Campbell Award: Mary Robinette Kowal

Fanzine: Mike Glyer, File 770

Fan Writer: John Scalzi

Fan Artist: Brad Foster

Professional Artist: Stefan Martiniere

Best Semiprozine: Locus

Related Book: Jeff Prucher, Brave New Words, the Oxford Dictionary of Science Fiction

Best Dramatic Presentation, Short Form: Doctor Who, "Blink" Written by Steven Moffat, directed by Hettie Macdonald (BBC)

Best Dramatic Presentation, Long Form: Stardust (based on the novel by Neil Gaiman)

Best Professional Editor, Short Form: Gordon Van Gelder

Best Professional Editor, Long Form: David Hartwell

Best Short Story: Elizabeth Bear, "Tideline" (appeared in the June 2007 issue of Asimov's)

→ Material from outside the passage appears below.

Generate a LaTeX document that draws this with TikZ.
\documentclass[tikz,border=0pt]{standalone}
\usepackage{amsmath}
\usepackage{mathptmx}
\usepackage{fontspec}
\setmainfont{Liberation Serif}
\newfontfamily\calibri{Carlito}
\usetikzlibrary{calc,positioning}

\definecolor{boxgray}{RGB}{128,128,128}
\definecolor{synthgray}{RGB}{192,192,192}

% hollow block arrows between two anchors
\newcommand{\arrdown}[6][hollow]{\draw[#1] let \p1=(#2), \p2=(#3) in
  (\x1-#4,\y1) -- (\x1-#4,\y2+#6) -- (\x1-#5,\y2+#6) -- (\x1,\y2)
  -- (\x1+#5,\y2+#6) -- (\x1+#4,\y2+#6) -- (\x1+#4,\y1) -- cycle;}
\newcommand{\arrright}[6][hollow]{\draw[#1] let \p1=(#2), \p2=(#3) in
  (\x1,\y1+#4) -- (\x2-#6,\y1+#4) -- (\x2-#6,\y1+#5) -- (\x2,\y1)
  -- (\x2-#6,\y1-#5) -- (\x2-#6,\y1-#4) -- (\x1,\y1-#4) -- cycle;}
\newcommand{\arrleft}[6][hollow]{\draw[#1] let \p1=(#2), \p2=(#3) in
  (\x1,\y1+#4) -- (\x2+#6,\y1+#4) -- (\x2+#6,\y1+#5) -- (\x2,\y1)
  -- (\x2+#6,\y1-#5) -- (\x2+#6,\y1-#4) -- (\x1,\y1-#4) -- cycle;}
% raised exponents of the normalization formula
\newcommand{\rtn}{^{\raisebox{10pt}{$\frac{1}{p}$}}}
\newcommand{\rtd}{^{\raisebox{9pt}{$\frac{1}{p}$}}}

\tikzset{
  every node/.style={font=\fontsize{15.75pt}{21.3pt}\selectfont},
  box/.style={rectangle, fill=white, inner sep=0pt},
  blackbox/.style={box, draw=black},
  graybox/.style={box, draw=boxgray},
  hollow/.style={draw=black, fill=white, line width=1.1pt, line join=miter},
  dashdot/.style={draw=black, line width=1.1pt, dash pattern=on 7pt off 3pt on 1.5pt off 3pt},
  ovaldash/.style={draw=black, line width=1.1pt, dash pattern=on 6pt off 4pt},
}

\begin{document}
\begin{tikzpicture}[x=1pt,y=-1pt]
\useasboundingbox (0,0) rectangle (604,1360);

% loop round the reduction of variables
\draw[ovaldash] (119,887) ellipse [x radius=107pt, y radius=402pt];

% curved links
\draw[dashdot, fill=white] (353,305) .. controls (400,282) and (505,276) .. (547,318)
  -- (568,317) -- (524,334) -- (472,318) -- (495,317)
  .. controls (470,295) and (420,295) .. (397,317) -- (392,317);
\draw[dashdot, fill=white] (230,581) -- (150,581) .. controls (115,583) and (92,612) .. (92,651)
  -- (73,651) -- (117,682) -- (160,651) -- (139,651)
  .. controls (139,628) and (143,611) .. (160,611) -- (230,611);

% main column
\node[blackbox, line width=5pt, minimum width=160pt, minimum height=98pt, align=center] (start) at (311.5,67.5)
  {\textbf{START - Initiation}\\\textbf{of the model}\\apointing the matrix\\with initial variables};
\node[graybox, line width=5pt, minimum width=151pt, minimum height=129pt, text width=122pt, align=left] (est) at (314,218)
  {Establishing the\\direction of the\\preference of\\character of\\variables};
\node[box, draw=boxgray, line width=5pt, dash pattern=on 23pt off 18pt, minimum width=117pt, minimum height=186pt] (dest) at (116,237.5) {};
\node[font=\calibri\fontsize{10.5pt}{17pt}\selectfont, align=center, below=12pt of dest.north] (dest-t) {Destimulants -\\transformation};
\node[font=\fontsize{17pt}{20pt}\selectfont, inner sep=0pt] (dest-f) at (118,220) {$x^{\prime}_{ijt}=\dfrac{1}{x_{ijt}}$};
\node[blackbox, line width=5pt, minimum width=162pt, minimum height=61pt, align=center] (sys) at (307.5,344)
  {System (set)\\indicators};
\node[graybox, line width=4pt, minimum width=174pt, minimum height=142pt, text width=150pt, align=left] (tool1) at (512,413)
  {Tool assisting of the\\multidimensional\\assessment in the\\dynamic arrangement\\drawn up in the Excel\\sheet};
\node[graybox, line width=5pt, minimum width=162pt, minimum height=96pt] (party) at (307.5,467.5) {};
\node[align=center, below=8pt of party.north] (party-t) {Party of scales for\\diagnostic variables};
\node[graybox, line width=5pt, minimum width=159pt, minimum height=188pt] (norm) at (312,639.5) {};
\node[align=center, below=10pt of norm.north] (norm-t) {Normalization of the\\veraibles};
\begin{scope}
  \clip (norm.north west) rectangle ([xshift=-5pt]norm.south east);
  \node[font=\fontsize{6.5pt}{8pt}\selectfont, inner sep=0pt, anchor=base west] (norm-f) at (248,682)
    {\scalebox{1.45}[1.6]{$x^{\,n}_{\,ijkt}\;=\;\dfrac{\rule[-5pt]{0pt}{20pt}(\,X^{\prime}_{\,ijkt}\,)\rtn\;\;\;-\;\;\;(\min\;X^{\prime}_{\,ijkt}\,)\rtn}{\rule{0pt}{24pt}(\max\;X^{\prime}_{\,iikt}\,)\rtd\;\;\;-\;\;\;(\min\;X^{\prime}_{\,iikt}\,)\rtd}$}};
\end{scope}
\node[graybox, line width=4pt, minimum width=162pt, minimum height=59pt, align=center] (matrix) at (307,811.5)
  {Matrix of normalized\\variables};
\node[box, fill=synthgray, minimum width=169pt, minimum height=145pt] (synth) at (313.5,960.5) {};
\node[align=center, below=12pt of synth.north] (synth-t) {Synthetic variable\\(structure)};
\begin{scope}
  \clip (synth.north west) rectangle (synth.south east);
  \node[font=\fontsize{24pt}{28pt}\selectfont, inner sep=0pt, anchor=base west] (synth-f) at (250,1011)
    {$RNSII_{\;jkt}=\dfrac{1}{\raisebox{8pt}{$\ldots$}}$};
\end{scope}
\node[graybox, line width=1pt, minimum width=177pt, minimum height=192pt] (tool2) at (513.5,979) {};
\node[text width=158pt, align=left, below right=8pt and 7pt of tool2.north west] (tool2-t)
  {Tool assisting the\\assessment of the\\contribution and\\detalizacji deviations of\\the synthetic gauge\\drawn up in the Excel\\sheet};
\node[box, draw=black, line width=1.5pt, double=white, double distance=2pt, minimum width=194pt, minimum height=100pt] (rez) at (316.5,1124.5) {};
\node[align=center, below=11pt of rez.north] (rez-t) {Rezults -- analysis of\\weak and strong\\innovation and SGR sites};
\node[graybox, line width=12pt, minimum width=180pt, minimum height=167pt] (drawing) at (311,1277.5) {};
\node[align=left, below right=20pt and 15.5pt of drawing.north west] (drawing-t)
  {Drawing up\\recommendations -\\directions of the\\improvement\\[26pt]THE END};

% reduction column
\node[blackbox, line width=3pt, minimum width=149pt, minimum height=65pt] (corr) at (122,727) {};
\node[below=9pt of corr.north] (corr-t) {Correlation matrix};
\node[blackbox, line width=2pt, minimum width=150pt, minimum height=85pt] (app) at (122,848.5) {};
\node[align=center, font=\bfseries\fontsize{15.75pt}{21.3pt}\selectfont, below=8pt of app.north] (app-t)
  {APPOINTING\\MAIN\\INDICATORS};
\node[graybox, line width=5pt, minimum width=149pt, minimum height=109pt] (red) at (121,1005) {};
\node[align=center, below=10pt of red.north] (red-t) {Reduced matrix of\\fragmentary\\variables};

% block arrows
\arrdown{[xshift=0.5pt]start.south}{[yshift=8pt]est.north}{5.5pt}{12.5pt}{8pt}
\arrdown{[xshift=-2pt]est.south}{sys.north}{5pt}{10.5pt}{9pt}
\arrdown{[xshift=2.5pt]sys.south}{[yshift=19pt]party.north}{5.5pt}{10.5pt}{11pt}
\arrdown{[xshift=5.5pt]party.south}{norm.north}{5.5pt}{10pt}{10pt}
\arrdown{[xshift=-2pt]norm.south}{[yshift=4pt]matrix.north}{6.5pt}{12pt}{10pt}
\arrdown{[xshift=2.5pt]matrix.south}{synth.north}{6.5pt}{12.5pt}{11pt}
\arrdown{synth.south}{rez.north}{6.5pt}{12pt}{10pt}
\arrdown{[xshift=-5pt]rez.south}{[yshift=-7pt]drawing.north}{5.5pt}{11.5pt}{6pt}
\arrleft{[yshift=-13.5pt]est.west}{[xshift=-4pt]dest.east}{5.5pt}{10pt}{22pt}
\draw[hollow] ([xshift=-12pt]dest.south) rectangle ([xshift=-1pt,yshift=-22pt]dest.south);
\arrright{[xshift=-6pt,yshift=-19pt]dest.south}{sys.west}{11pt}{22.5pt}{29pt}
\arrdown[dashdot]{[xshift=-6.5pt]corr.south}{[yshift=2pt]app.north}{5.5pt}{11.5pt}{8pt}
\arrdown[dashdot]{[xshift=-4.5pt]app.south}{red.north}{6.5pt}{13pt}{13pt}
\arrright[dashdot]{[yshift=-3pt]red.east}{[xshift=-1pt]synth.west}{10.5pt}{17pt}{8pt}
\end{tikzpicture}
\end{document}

Best Novelette: Ted Chiang, The Merchant and the Alchemist's Gate (appeared in limited edition chapbook form and in the September 2007 issue of Fantasy & Science Fiction Magazine)

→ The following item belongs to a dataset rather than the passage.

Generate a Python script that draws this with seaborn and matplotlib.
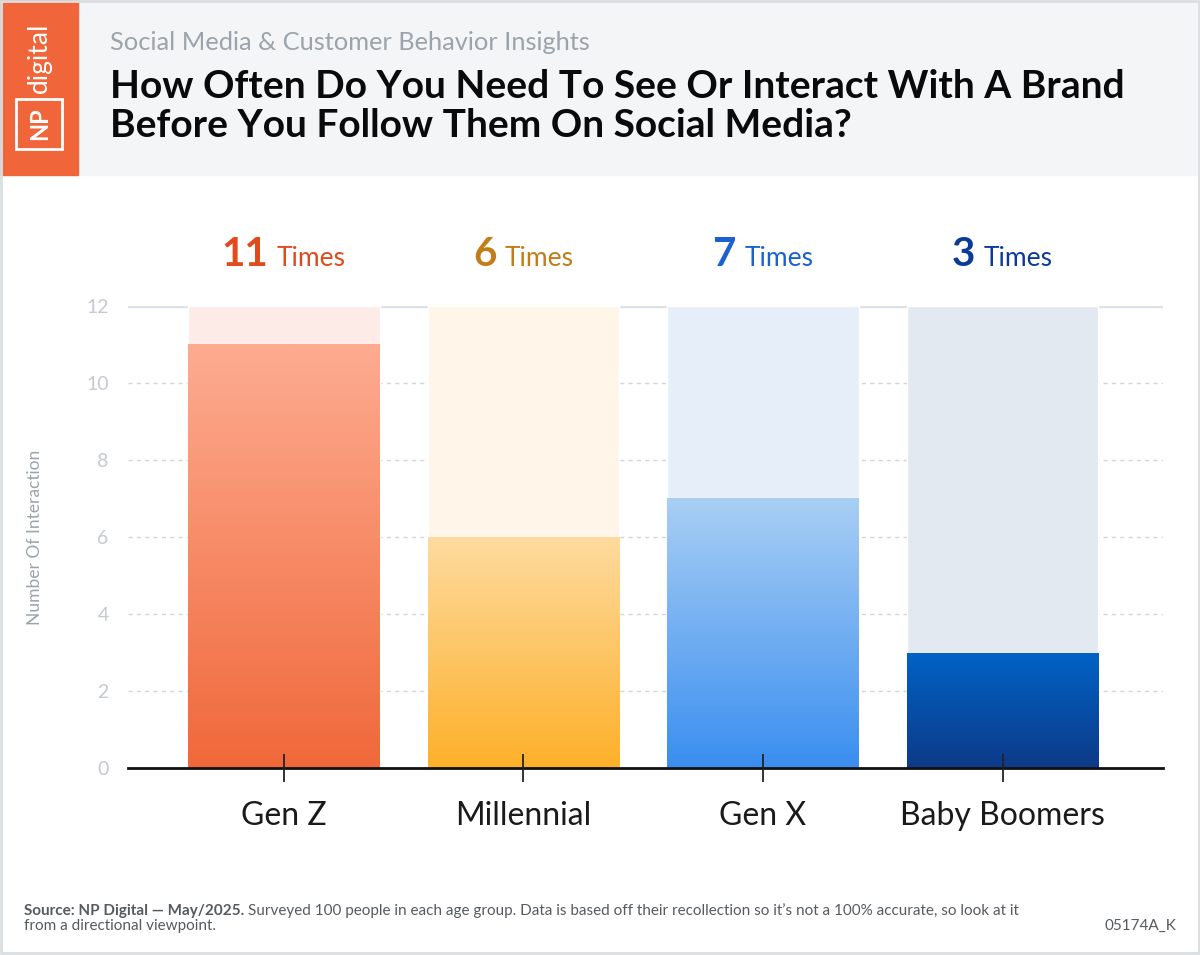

Best Novella: Connie Willis, All Seated on the Ground (limited edition book from Subterranean Press; also appeared in the December 2007 issue of Asimov's)

Best Novel: Michael Chabon, The Yiddish Policemen's Union

4 commentaires:

uglybadbear said...

Voted. And discovered with the same surprise you experienced that yes, people still care about the Hugos. But then again, we're also reading reviews of SF/F on blogs, meaning we're sort of hardcore fans, so this might be a sign that you're kind of preaching to the believers :)

Joe Sherry said...

I don't really have a problem with the awards, not the results, and not so much the nominations...

I actually have more of a problem with people who bitch about the awards, like it is personal, and not really think about what the Hugos are representing (or the Nebulas, or the World Fantasy Awards, etc).

The novel category, for example, represents a whopping 745 ballots. 745 people total out of everyone at Worldcon and everyone who didn't go but paid for the membership and voted. That's a small sampling, and it gets smaller with the Campbell award: Only 365 people voted for the Campbell.

The Hugos may be the most democratic of the major awards, but it is only a small sampling of the larger SFF fandom and it represents exactly that small slice of SFF and not one bit more.

Given the small number of voters, a small bloc of new voters could swing elections.

Is it unfair that you'd have to pay for the right? Perhaps, but again, understanding the rules of the game - it's Worldcon and a small number of people, it is what it is and the Hugos are a major award.

Adam Whitehead said...

I agree with Joe Sherry's comments, although I also think that it's also quite natural that some genre-lovers would want the awards to change in order to survive in the future.

The small size of the voting pool is of some concern. In fact, take out all the writers, editors, artists and general people in the 'biz' from the voting pool, and I have no doubt you could easily halve the results, at least. If that is the case maybe they should just go the whole hog and make it a juried award?

As usual, genuine concerns about the future and legitimacy of SF's longest-running award, especially with the average Worldcon attendee and winner's age shooting up over the years and little being down to attract the younger generation, have tended to be met by a lot of blinkered looks and heads-in-the-sand behaviour, and the return of that favourite easy crutch when challenged by an alternate viewpoint, "You didn't pay to vote, so you don't get an opinion."

It's irritating because I respect the history of the award, but until such time as the people who actually run the committees actually acknowledge the problems, I suspect the Hugos will ultimately become totally irrelevant, especially as fandom continues its move online and the discovery of just how few people vote on the award.